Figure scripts
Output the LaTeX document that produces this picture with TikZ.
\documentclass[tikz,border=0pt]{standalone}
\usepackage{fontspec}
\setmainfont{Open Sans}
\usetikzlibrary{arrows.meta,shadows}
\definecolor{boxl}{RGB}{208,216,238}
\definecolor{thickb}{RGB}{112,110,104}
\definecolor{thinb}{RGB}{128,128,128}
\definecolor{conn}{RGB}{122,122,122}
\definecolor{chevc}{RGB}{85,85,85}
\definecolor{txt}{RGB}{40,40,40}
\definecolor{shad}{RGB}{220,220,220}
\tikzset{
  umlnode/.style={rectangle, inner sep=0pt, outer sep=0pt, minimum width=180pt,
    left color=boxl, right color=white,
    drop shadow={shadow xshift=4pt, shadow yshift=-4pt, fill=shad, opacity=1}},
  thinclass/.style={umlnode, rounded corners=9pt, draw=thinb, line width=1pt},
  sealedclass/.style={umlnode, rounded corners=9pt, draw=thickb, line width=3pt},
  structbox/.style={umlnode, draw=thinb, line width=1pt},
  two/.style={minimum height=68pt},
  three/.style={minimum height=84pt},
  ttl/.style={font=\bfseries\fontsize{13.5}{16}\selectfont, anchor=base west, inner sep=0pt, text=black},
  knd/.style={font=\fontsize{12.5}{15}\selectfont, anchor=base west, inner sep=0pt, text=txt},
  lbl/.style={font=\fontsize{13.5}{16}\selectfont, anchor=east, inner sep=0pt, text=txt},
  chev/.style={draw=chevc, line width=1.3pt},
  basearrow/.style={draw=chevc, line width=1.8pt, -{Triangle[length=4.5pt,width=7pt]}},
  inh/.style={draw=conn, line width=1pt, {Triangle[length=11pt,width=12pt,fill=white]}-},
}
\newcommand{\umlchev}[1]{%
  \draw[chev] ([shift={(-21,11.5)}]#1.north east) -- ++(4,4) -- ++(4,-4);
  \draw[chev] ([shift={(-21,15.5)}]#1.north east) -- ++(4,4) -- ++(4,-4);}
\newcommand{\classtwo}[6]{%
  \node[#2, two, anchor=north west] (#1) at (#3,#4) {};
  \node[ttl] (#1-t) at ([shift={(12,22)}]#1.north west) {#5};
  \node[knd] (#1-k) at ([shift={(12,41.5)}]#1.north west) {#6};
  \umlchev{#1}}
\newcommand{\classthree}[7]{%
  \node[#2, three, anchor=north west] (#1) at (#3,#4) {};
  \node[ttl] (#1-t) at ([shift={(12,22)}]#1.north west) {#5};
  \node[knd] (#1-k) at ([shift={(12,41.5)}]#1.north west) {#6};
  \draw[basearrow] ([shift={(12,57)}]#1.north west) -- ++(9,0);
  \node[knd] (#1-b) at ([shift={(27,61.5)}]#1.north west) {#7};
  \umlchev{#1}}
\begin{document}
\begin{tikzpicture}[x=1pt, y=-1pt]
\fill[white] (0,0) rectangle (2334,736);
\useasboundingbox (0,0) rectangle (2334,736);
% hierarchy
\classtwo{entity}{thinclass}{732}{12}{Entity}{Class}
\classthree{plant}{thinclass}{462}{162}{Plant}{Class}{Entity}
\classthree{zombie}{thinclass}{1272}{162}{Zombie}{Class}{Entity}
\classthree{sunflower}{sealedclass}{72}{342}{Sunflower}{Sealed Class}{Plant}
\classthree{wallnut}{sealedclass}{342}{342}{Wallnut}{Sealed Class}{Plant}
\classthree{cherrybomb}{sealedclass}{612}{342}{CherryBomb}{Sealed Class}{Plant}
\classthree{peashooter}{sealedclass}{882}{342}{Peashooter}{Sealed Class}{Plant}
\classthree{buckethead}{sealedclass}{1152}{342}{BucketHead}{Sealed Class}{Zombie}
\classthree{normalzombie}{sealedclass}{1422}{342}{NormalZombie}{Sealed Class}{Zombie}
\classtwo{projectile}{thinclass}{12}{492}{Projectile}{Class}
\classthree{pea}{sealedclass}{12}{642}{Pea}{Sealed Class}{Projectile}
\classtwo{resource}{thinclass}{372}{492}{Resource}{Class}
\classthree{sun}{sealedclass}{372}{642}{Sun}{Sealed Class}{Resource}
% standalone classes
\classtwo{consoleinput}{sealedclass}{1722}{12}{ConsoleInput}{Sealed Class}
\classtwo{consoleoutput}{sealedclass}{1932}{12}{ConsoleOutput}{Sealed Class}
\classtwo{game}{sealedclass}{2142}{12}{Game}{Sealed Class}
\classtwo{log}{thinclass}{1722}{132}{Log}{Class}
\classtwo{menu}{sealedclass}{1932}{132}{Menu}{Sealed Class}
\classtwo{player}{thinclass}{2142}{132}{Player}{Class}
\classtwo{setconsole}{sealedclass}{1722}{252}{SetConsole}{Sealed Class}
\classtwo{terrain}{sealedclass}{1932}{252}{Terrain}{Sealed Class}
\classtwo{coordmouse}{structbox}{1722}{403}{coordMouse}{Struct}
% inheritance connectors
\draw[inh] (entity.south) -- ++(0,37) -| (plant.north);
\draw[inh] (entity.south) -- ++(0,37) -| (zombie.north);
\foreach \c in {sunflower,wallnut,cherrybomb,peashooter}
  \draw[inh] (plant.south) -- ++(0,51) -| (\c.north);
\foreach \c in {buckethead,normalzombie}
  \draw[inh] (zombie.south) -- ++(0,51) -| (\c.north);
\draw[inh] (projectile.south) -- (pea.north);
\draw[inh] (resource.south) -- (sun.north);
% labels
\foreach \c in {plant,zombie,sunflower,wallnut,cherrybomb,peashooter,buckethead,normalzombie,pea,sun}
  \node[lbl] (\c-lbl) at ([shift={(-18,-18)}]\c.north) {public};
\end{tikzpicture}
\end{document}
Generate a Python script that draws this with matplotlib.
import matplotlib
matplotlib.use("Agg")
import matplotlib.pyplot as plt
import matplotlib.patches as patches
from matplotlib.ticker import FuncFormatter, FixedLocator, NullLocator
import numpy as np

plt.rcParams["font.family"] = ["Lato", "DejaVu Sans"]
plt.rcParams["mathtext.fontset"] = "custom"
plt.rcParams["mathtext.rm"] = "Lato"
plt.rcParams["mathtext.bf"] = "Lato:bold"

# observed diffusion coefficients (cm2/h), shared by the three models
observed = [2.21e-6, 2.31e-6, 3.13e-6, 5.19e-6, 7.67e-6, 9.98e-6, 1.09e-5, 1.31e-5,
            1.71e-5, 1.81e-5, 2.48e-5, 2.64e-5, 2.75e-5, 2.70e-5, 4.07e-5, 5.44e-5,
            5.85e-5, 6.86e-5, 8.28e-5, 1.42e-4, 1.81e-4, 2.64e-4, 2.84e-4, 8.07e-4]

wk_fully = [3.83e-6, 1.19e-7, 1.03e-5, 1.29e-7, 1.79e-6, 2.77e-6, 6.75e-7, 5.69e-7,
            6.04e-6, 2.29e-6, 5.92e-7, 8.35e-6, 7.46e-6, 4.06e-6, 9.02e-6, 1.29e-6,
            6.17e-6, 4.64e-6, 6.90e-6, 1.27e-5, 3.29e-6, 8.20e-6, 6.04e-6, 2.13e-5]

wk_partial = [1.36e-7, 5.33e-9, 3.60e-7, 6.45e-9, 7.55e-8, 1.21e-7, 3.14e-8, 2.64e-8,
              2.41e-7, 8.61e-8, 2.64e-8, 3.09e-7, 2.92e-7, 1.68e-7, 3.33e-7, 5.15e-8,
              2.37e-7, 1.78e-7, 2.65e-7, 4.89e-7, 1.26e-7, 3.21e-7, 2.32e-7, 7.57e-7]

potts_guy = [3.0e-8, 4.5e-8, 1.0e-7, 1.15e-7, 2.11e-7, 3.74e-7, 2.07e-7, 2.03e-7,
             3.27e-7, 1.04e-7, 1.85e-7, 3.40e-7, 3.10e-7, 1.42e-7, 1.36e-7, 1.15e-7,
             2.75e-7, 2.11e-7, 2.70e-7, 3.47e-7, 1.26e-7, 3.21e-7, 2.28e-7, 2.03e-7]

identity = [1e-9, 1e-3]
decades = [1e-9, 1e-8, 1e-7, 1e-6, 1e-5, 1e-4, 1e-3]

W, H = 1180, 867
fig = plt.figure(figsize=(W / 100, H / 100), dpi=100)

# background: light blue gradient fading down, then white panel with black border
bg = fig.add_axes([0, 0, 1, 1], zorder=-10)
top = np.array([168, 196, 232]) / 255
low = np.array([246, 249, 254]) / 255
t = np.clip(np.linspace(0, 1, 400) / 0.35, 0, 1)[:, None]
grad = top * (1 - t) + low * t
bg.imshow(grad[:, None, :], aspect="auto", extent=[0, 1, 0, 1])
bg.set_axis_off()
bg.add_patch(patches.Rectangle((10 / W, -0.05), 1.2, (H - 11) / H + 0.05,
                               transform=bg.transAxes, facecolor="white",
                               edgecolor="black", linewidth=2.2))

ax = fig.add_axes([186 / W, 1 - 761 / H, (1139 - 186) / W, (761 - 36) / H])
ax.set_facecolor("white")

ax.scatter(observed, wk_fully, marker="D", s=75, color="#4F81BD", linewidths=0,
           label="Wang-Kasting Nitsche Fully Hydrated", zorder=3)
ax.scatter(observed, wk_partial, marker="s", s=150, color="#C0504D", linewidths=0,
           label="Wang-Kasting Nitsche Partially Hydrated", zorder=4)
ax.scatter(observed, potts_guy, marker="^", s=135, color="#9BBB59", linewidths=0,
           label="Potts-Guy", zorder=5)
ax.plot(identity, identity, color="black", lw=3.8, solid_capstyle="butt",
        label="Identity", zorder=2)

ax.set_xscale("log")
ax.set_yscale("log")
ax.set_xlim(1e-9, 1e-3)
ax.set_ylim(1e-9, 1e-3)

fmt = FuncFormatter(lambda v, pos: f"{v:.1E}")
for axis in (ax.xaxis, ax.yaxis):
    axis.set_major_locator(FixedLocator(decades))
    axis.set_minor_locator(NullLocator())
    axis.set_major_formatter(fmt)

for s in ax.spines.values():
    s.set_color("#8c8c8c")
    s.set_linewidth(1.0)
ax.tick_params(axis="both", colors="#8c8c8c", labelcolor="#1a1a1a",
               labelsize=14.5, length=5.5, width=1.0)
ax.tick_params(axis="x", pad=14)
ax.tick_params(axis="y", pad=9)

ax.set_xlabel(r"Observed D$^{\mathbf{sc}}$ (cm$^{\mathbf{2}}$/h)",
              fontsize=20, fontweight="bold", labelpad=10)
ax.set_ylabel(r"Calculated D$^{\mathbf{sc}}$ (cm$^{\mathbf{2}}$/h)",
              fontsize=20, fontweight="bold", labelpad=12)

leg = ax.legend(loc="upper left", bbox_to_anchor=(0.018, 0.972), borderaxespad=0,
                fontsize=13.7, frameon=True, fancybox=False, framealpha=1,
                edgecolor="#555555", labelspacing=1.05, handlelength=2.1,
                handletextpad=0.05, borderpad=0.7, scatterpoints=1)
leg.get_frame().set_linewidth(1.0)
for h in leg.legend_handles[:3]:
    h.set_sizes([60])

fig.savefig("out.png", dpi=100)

**Stated problem**
Everything from the line that contains "Generate a Python" to the line that contains "fig = plt.figure(figsize=(W" must be transcribed exactly, both end lines included.

**Exercise result**
Generate a Python script that draws this with matplotlib.
import matplotlib
matplotlib.use("Agg")
import matplotlib.pyplot as plt
import matplotlib.patches as patches
from matplotlib.ticker import FuncFormatter, FixedLocator, NullLocator
import numpy as np

plt.rcParams["font.family"] = ["Lato", "DejaVu Sans"]
plt.rcParams["mathtext.fontset"] = "custom"
plt.rcParams["mathtext.rm"] = "Lato"
plt.rcParams["mathtext.bf"] = "Lato:bold"

# observed diffusion coefficients (cm2/h), shared by the three models
observed = [2.21e-6, 2.31e-6, 3.13e-6, 5.19e-6, 7.67e-6, 9.98e-6, 1.09e-5, 1.31e-5,
            1.71e-5, 1.81e-5, 2.48e-5, 2.64e-5, 2.75e-5, 2.70e-5, 4.07e-5, 5.44e-5,
            5.85e-5, 6.86e-5, 8.28e-5, 1.42e-4, 1.81e-4, 2.64e-4, 2.84e-4, 8.07e-4]

wk_fully = [3.83e-6, 1.19e-7, 1.03e-5, 1.29e-7, 1.79e-6, 2.77e-6, 6.75e-7, 5.69e-7,
            6.04e-6, 2.29e-6, 5.92e-7, 8.35e-6, 7.46e-6, 4.06e-6, 9.02e-6, 1.29e-6,
            6.17e-6, 4.64e-6, 6.90e-6, 1.27e-5, 3.29e-6, 8.20e-6, 6.04e-6, 2.13e-5]

wk_partial = [1.36e-7, 5.33e-9, 3.60e-7, 6.45e-9, 7.55e-8, 1.21e-7, 3.14e-8, 2.64e-8,
              2.41e-7, 8.61e-8, 2.64e-8, 3.09e-7, 2.92e-7, 1.68e-7, 3.33e-7, 5.15e-8,
              2.37e-7, 1.78e-7, 2.65e-7, 4.89e-7, 1.26e-7, 3.21e-7, 2.32e-7, 7.57e-7]

potts_guy = [3.0e-8, 4.5e-8, 1.0e-7, 1.15e-7, 2.11e-7, 3.74e-7, 2.07e-7, 2.03e-7,
             3.27e-7, 1.04e-7, 1.85e-7, 3.40e-7, 3.10e-7, 1.42e-7, 1.36e-7, 1.15e-7,
             2.75e-7, 2.11e-7, 2.70e-7, 3.47e-7, 1.26e-7, 3.21e-7, 2.28e-7, 2.03e-7]

identity = [1e-9, 1e-3]
decades = [1e-9, 1e-8, 1e-7, 1e-6, 1e-5, 1e-4, 1e-3]

W, H = 1180, 867
fig = plt.figure(figsize=(W / 100, H / 100), dpi=100)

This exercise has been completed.